The place I've called home for the past year or so is a motel just off Route 1 as it heads down the Pacific coast from Santa Cruz to Watsonville. Late on the night of the earthquake a friend called me from her home near Carmel, an hour's drive south, to tell me what had happened. It was early the next day with me, since I was in southern Ireland, having just buried my mother. God was having a busy month of it. Aside from Hurricane Hugo and the earthquake, he had found time to direct a few cows into the path of a train carrying pilgrims to a shrine in County Clare.
It was hard to get news of the earthquake's damage directly from my motel, but secondhand reports indicated that it was still standing. When I got back some weeks later, the kind Dutch ladies who live next door had cleaned everything up. In my kitchen there was a bucket full of broken crockery and the remains of Robespierre's head.

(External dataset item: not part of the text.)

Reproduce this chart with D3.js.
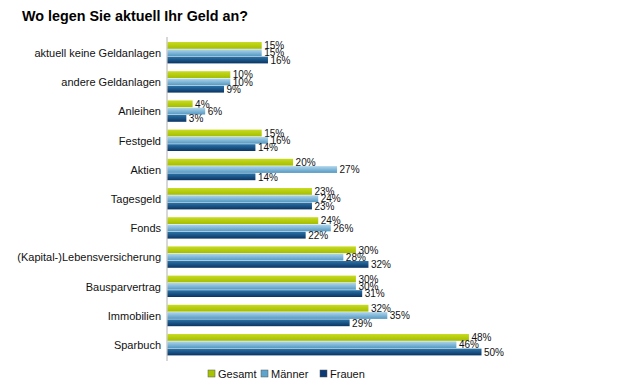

I had had plaster of Paris bas-reliefs of Robespierre and Saint-Just hanging on the wall. At a shock of 7.1 on the Richter scale, Robespierre, who believed in the Supreme Being, plunged from the wall. Saint-Just, who probably agreed with Fouche that the words "Death is nothing but eternal sleep" should be posted at the gates of all French cemeteries, dropped too, but stayed in one piece. I could have applied for federal emergency funds to buy a couple of teacups and a new Robespierre, but it didn't seem worth the trouble. Around the motel, residential and catering to the lower end of the income scale, the fear was that the owner would himself use disaster-relief to upscale the place and throw everyone into the street.
A couple of days later I went for a walk around Watsonville with my friend Frank Bardacke, who's lived there for 17 years. Watsonville, about 18 miles from the epicenter in the Santa Cruz Mountains, had been hit the worst. Of 765 buildings destroyed in Santa Cruz County, 333 were in Watsonville, as were 533 of the 2,438 buildings countywide suffering major damage. We walked along Lincoln Street and at first all seemed well, aside from tumbled chimneys announcing the folly of building with brick in California. Then there'd be a swath of disaster: boarded-up windows, porches askew, red tags on the front doors indicating that the places were done for.
Watsonville is a Third World town, meaning it is cheaply built, and though the price of a handful of nails would have meant foundation posts securely toenailed in, a lot of the poorer houses had been just resting on their pier blocks until the tremors pushed them off.
Prospect, where Frank and his family live, is a nice-looking street, typically working-class in a mostly working-class farm town--single-story wood houses, a bit of lawn out front. On Frank's block the earthquake knocked out five houses, which had nine Mexican families living in them. By such a count you can reckon that Watsonville's population, officially 30,000, is probably almost twice that number. Throughout the town, garages behind Victorian houses had held families paying $400 a month to sleep among vermin, getting their power from the main building, into which more families were crammed. So as the earth shook and the shacks fell, some of the working poor upgraded from garage slum to emergency quarters under canvas. Even the local newspaper, the Register-Pajaronian, felt emboldened to concede that the earthquake, a "natural" disaster, had merely highlighted the entirely human disaster of a town that, by the laws of motion of late American capitalism, had long ceased to provide affordable housing for the people from whose labor the wealth of the town derived. When the tremors stopped, people saw that the earthquake had posed more strongly than ever the question, what sort of a town is Watsonville to be?
Two hours south of San Francisco, Watsonville is at the head of the most productive vegetable-growing area in the world. Between May and October, the area produces about 80% of the fresh vegetables consumed in the United States. But for the past 10 years, as the seasons rolled by, economic pressures have been building toward upheaval just as surely as the tectonic plates grinding against each other along the fault lines through the Santa Cruz Mountains.
In the old days, a decade ago, Watsonville faced south down to the fields of the Salinas Valley whence came truckloads of vegetables into the frozen-food plants. Today, as Frank wrote in the excellent local bilingual monthly El Andar, it lives in the shadow of San Jose, one hour north: "Computer production has crept over Highway 17 into Scotts Valley, and in the last 10 years housing projects have shot up on the north side of town, peopled by folks who come to Watsonville to sleep by the Pacific Ocean, leaving low-paid computer assembly workers to live in the smog and drink the polluted water of what was once the Santa Clara Valley. We now seem to sit not at the head of the Salinas Valley but at the foot of the Valley of Silicon."